No entanto, a microutopia jurídica do 15M está marcada por uma ação concreta: 15Mparato. A campanha, lançada através da plataforma Goteo.org, conseguiu reunir, em menos 24 horas, os 16 mil euros necessários para processar Rodrigo Rato por sua gestão suspeita à frente do Bankia. Preparada na rede, comunicada por redes digitais, conseguiu o envolvimento de 50 acionistas do banco, que se ofereceram como queixosos, além de dezenas de testemunhas internas. A cidadania em rede deixou a atitude defensiva. E atacou. E mostrou, na primeira ação jurídica com crowdfunding da história, que a elite político-econômica pode começar a tremer. “Acabou a impunidade. Na guerra dos de cima contra os de baixo, o medo mudou de time”, podemos ler no site 15Mparato.

 

PROTÓTIPO 13/MICROUTOPIA DO CONHECIMENTO LIVRE

Conhecimento livre, licenças livres, acesso livre. Desde seus inícios, o 15M colocou-se frontalmente contra o copyright. Muitos nós ou atores do 15M tiveram especial importância na pressão para melhorar a Lei de Transparência. Também na luta contra projetos restritivos como a Lei Lassalle. A 15Mpedia reúne muitíssimas iniciativas ao redor da cultura e acesso livres, como esta lista de bibliotecas que permite que seus títulos sejam baixados livremente.

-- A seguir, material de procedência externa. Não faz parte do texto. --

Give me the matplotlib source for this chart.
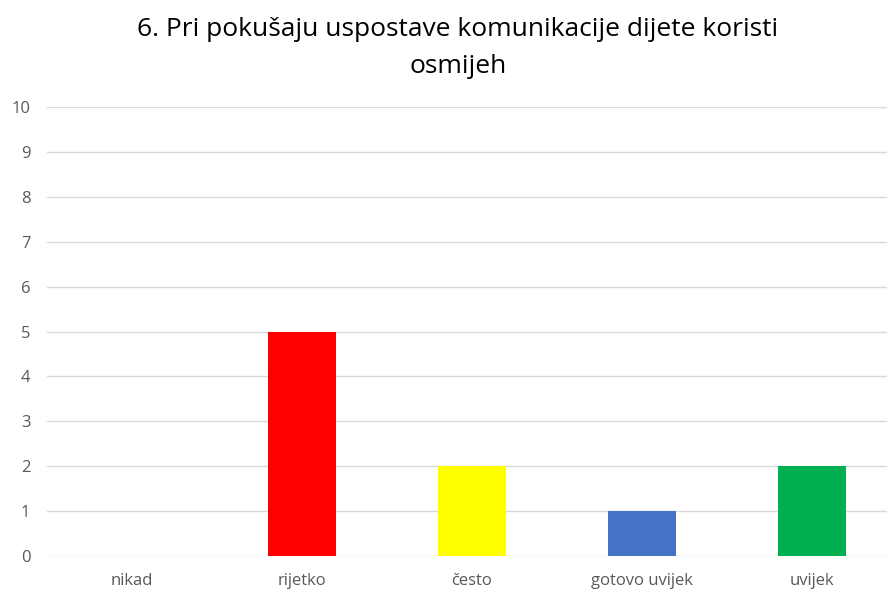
import matplotlib
matplotlib.use("Agg")
import matplotlib.pyplot as plt

categories = ["nikad", "rijetko", "često", "gotovo uvijek", "uvijek"]
values = [0, 5, 2, 1, 2]
colors = ["#A5A5A5", "#FF0000", "#FFFF00", "#4472C4", "#00B050"]
title = "6. Pri pokušaju uspostave komunikacije dijete koristi\nosmijeh"

plt.rcParams["font.family"] = ["Open Sans", "DejaVu Sans"]

W, H = 891, 590
fig = plt.figure(figsize=(W / 100, H / 100), dpi=100)
ax = fig.add_axes([47 / W, 34 / H, 840 / W, 449 / H])

x = list(range(len(categories)))
ax.bar(x, values, width=0.4, color=colors, zorder=3)

ax.set_xlim(-0.5, -0.5 + 840 / 170)
ax.set_ylim(0, 10)
ax.set_yticks(range(0, 11))
ax.set_xticks(x)
ax.set_xticklabels(categories)
ax.tick_params(axis="both", length=0, colors="#595959", labelsize=12)
ax.tick_params(axis="x", pad=12)
ax.tick_params(axis="y", pad=12)
ax.grid(axis="y", color="#D9D9D9", linewidth=1, zorder=0)
for s in ax.spines.values():
    s.set_visible(False)

fig.text(458 / W, 1 - 48 / H, title, ha="center", va="center", fontsize=19,
         color="#000000", linespacing=1.62)

fig.savefig("out.png", dpi=100)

Por outro lado, o 15M e a mutação Marea Verde estão defendendo o acesso à educação pública com alguns detalhes inovadores. A microutopia da “Ciudad del Aprendizaje” [Cidade da aprendizagem] — o ensino impregnando a urbe, sem muros, sem a hierarquia do passado — está em marcha. No último 9 de março, as universidades madrilenhas tomaram a cidade durante a campanha #UniEnLaCalle [Universidade na rua], 575 praças e pontos da cidade repletos de aulas públicas.

 

PROTÓTIPO 14/MICROUTOPIA DA REVOLUÇÃO DA TERCEIRA IDADE

“Somos idosos, não temos medo.” Este grito habitual do coletivo Iaoflautas/Yayoflautas desmantela qualquer clichê sobre o movimento 15M e os “jovens desempregados que saem às ruas”. Além disso, o nascimento do coletivo Iaioflautas em Barcelona desativou a intoxicação do coro midiático que identificava os participantes do 15M como hippies (cachorro+flauta), já que “yayo” é sinônimo de avô, na Catalunha. A expansão do fenômeno Yayoflautas por todo o Estado espanhol foi inflamada. E cria o novo imaginário revolucionário de uma Europa envelhecida. Talvez o meme que derrube a Troika e assalte Bruxelas não sejá mais um estudante, e sim um avô empoderado, que aprendeu a usar as redes sociais com seu neto. A ação #Labolsaolavida [A bolsa ou a vida], que abre este protótipo, tem — como a maioria das ações dos Yayos — um impacto simbólico que ainda não conseguimos entender. Um grupo de aposentados invadindo uma bolsa de valores nem sequer havia ocorrido nas visões distópicas da literatura cibepunk. E #EstáAcontecendo.

 

PROTÓTIPO 15/MICROUTOPIA NEOINTERNACIONALISTA

O 15M diluiu fronteiras. Teceu comunidades transnacionais. Mitigou o nacionalismo exagerado que o sistema forja durante sua crise. Primeiro, o 15M expandiu suas redes por todo o mundo, ignorando os Estados-nações. Seus gritos (“não somos mercadoria nas mãos de políticos e banqueiros”) se entendiam em todas as línguas. Tecer redes, diluir fronteiras. Depois, a partir de seu coração/nó espanhol, o 15M abraçou a diferença. Protegeu seus imigrantes da polícia. Reforçou campanhas contra os Centros de Internamento para Estrangeiros (CIES). Fundou Brigadas Vecinales de Observación de Derechos Humanos [Brigadas de Vizinhança para Observação de Direitos Humanos]. Até os médicos declararam-se objetores de consciência frente ao corte de direito e atendem imigrantes ilegais. O 15M está preparando um novo movimento internacionalista, tão potente como o operário no final do século XIX, mas com ferramentas conectoras jamais vistas. O vídeo de solidariedade dos cidadãos alemães, em resposta ao vídeo de uma assembleia do 15M, é uma prova visível de uma nova microutopia neointernacionalista.